◆ **REQUIREMENT**: Repeat verbatim only the lines from the one with "What Apache ECharts" through the one with "-0.3, -0.15, -0.05];", both ends kept. Pictures stay out.

◆ **PROVIDED RECORDS**:
========
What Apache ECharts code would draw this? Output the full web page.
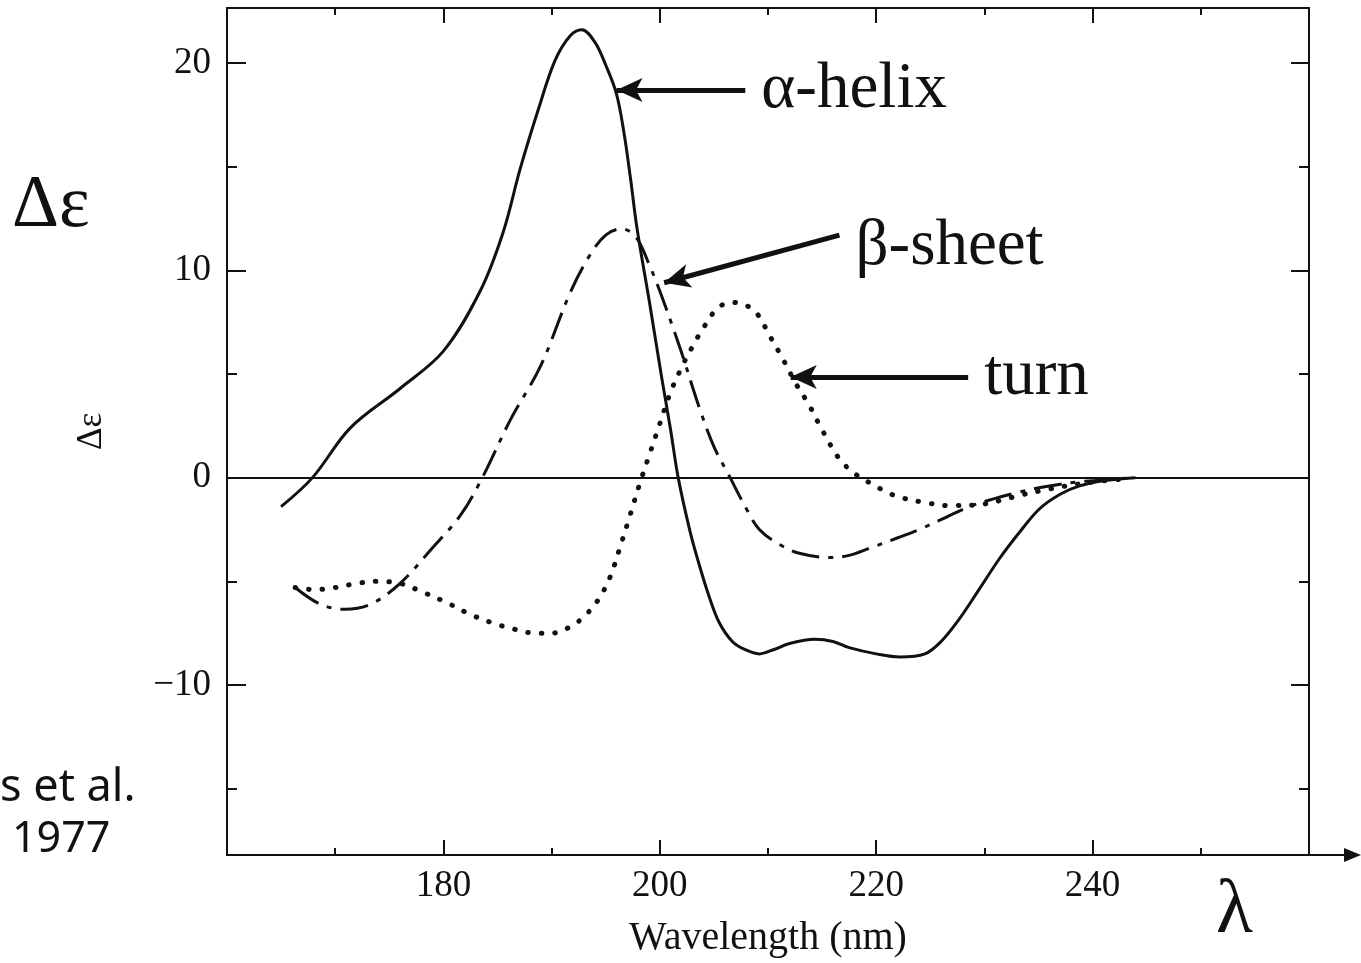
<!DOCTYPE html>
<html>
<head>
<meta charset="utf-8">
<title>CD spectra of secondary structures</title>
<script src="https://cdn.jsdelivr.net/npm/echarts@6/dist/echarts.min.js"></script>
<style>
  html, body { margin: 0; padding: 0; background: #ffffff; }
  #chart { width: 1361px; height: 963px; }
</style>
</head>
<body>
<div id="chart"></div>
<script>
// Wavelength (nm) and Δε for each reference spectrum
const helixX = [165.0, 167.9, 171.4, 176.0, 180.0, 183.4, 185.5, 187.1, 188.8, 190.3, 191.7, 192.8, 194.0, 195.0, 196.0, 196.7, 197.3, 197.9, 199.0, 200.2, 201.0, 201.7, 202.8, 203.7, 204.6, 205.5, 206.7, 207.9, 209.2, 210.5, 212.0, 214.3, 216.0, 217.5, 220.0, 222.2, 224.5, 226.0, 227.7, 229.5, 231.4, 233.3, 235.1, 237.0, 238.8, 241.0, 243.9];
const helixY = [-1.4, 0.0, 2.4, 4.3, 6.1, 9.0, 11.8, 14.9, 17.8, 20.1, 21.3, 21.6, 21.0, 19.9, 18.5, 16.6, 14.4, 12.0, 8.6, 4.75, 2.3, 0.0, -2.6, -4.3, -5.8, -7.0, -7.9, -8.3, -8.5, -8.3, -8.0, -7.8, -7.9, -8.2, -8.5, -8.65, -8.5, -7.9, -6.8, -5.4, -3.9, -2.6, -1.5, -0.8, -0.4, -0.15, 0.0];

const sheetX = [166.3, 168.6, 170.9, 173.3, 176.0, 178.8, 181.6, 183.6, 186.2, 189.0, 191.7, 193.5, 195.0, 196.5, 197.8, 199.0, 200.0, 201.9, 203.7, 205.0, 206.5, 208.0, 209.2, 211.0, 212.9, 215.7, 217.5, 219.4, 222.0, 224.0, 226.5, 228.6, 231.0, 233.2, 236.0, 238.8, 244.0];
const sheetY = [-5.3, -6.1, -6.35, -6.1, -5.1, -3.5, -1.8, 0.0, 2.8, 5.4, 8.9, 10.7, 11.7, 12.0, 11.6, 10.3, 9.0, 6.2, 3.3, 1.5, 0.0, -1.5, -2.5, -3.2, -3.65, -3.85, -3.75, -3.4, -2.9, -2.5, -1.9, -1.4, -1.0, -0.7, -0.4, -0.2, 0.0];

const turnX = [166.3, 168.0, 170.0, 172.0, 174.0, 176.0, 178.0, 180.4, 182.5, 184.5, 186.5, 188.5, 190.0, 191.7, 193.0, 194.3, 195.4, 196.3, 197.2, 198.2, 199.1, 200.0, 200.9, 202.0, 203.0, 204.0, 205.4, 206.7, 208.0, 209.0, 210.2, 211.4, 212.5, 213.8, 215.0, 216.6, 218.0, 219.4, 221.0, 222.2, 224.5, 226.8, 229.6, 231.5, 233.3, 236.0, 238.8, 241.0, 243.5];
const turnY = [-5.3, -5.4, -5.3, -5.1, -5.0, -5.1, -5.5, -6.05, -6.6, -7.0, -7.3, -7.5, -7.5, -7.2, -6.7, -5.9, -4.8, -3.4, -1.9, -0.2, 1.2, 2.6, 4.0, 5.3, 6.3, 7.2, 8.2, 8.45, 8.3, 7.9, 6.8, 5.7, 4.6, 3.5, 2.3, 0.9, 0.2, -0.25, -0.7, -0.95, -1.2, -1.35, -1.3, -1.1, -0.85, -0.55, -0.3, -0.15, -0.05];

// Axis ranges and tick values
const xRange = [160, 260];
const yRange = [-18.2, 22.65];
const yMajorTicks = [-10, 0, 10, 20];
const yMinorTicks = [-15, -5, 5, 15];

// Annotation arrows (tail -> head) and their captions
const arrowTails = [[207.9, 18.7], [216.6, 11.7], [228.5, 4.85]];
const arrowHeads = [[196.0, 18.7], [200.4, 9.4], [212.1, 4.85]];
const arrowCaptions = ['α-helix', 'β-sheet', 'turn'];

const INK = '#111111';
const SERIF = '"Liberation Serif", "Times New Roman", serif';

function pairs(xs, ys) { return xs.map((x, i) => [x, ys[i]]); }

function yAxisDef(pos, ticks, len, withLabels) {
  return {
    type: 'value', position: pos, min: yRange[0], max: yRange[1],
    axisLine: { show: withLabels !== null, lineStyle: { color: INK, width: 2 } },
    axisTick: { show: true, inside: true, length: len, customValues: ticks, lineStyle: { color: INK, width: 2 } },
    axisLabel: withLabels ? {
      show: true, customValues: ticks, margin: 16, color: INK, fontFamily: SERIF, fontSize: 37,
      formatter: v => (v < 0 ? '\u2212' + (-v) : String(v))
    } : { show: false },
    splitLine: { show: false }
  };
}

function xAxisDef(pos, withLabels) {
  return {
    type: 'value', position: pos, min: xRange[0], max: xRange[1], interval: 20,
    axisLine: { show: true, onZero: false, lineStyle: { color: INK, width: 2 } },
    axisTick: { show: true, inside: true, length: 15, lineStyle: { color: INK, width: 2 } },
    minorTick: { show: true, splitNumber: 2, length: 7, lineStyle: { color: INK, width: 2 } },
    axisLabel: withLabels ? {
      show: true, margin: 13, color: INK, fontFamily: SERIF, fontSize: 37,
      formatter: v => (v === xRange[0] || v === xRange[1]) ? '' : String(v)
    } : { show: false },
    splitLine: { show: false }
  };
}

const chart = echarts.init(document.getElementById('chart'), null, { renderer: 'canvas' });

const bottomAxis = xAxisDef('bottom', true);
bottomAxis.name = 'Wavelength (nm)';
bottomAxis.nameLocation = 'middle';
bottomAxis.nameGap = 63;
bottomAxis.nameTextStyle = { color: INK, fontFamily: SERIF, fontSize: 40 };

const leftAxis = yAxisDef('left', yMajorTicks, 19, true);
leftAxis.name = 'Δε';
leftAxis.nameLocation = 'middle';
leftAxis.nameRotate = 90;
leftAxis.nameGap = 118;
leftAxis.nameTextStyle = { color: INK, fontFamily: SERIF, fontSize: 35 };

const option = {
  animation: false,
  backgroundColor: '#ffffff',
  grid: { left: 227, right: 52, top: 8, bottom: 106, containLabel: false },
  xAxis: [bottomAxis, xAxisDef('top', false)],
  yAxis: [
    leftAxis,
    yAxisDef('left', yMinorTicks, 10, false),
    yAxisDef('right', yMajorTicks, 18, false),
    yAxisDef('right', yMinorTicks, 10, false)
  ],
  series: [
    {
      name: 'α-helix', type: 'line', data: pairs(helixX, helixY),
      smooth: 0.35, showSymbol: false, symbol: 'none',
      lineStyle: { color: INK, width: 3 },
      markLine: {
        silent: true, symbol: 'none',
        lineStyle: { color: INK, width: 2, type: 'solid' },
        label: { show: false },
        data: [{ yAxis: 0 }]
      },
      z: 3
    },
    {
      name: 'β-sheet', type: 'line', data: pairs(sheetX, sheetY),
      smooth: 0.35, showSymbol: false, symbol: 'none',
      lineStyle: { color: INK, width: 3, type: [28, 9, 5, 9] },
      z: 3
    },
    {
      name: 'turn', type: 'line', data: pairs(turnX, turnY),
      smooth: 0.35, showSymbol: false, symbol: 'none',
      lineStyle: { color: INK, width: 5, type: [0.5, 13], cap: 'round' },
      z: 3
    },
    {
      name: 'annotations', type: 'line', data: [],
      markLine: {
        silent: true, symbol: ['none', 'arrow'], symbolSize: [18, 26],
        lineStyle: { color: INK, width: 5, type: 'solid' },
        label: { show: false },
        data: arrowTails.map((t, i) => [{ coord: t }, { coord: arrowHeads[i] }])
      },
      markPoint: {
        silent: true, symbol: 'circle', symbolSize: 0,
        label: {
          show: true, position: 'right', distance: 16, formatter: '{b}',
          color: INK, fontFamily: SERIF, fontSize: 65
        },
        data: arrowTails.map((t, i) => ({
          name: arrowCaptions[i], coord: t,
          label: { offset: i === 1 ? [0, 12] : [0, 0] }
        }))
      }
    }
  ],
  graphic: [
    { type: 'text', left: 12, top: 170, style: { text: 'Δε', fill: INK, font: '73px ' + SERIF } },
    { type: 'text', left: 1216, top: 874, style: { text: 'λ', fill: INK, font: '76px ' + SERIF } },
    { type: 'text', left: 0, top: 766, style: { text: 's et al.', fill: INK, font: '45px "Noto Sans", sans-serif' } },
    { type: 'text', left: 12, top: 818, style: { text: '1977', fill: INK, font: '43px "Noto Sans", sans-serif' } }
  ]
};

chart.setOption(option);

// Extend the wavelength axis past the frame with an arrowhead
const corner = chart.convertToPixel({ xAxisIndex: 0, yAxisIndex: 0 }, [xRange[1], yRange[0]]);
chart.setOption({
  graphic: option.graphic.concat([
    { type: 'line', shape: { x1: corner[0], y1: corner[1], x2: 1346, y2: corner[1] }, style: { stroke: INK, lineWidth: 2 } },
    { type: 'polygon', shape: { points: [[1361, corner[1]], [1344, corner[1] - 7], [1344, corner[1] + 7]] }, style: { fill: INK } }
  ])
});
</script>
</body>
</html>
========
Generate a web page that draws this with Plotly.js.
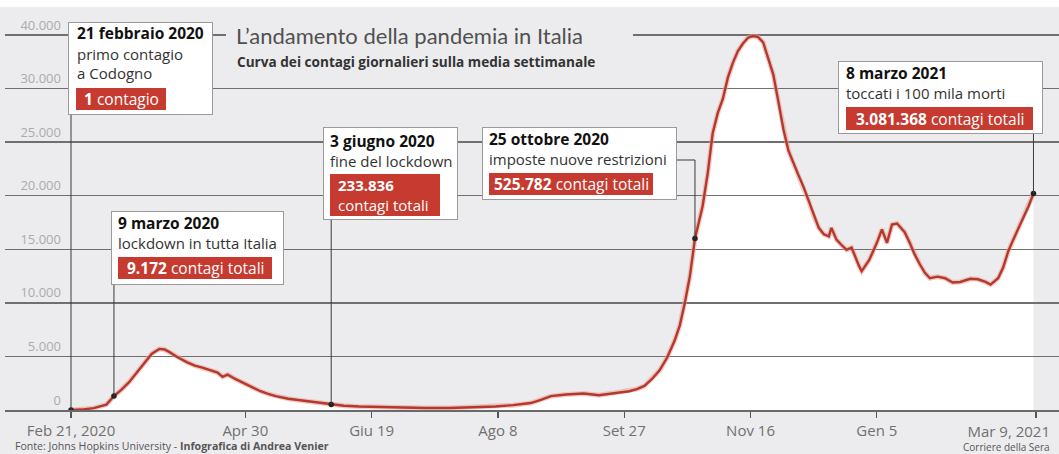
========
◆ **RESPONSE**:
What Apache ECharts code would draw this? Output the full web page.
<!DOCTYPE html>
<html>
<head>
<meta charset="utf-8">
<title>CD spectra of secondary structures</title>
<script src="https://cdn.jsdelivr.net/npm/echarts@6/dist/echarts.min.js"></script>
<style>
  html, body { margin: 0; padding: 0; background: #ffffff; }
  #chart { width: 1361px; height: 963px; }
</style>
</head>
<body>
<div id="chart"></div>
<script>
// Wavelength (nm) and Δε for each reference spectrum
const helixX = [165.0, 167.9, 171.4, 176.0, 180.0, 183.4, 185.5, 187.1, 188.8, 190.3, 191.7, 192.8, 194.0, 195.0, 196.0, 196.7, 197.3, 197.9, 199.0, 200.2, 201.0, 201.7, 202.8, 203.7, 204.6, 205.5, 206.7, 207.9, 209.2, 210.5, 212.0, 214.3, 216.0, 217.5, 220.0, 222.2, 224.5, 226.0, 227.7, 229.5, 231.4, 233.3, 235.1, 237.0, 238.8, 241.0, 243.9];
const helixY = [-1.4, 0.0, 2.4, 4.3, 6.1, 9.0, 11.8, 14.9, 17.8, 20.1, 21.3, 21.6, 21.0, 19.9, 18.5, 16.6, 14.4, 12.0, 8.6, 4.75, 2.3, 0.0, -2.6, -4.3, -5.8, -7.0, -7.9, -8.3, -8.5, -8.3, -8.0, -7.8, -7.9, -8.2, -8.5, -8.65, -8.5, -7.9, -6.8, -5.4, -3.9, -2.6, -1.5, -0.8, -0.4, -0.15, 0.0];

const sheetX = [166.3, 168.6, 170.9, 173.3, 176.0, 178.8, 181.6, 183.6, 186.2, 189.0, 191.7, 193.5, 195.0, 196.5, 197.8, 199.0, 200.0, 201.9, 203.7, 205.0, 206.5, 208.0, 209.2, 211.0, 212.9, 215.7, 217.5, 219.4, 222.0, 224.0, 226.5, 228.6, 231.0, 233.2, 236.0, 238.8, 244.0];
const sheetY = [-5.3, -6.1, -6.35, -6.1, -5.1, -3.5, -1.8, 0.0, 2.8, 5.4, 8.9, 10.7, 11.7, 12.0, 11.6, 10.3, 9.0, 6.2, 3.3, 1.5, 0.0, -1.5, -2.5, -3.2, -3.65, -3.85, -3.75, -3.4, -2.9, -2.5, -1.9, -1.4, -1.0, -0.7, -0.4, -0.2, 0.0];

const turnX = [166.3, 168.0, 170.0, 172.0, 174.0, 176.0, 178.0, 180.4, 182.5, 184.5, 186.5, 188.5, 190.0, 191.7, 193.0, 194.3, 195.4, 196.3, 197.2, 198.2, 199.1, 200.0, 200.9, 202.0, 203.0, 204.0, 205.4, 206.7, 208.0, 209.0, 210.2, 211.4, 212.5, 213.8, 215.0, 216.6, 218.0, 219.4, 221.0, 222.2, 224.5, 226.8, 229.6, 231.5, 233.3, 236.0, 238.8, 241.0, 243.5];
const turnY = [-5.3, -5.4, -5.3, -5.1, -5.0, -5.1, -5.5, -6.05, -6.6, -7.0, -7.3, -7.5, -7.5, -7.2, -6.7, -5.9, -4.8, -3.4, -1.9, -0.2, 1.2, 2.6, 4.0, 5.3, 6.3, 7.2, 8.2, 8.45, 8.3, 7.9, 6.8, 5.7, 4.6, 3.5, 2.3, 0.9, 0.2, -0.25, -0.7, -0.95, -1.2, -1.35, -1.3, -1.1, -0.85, -0.55, -0.3, -0.15, -0.05];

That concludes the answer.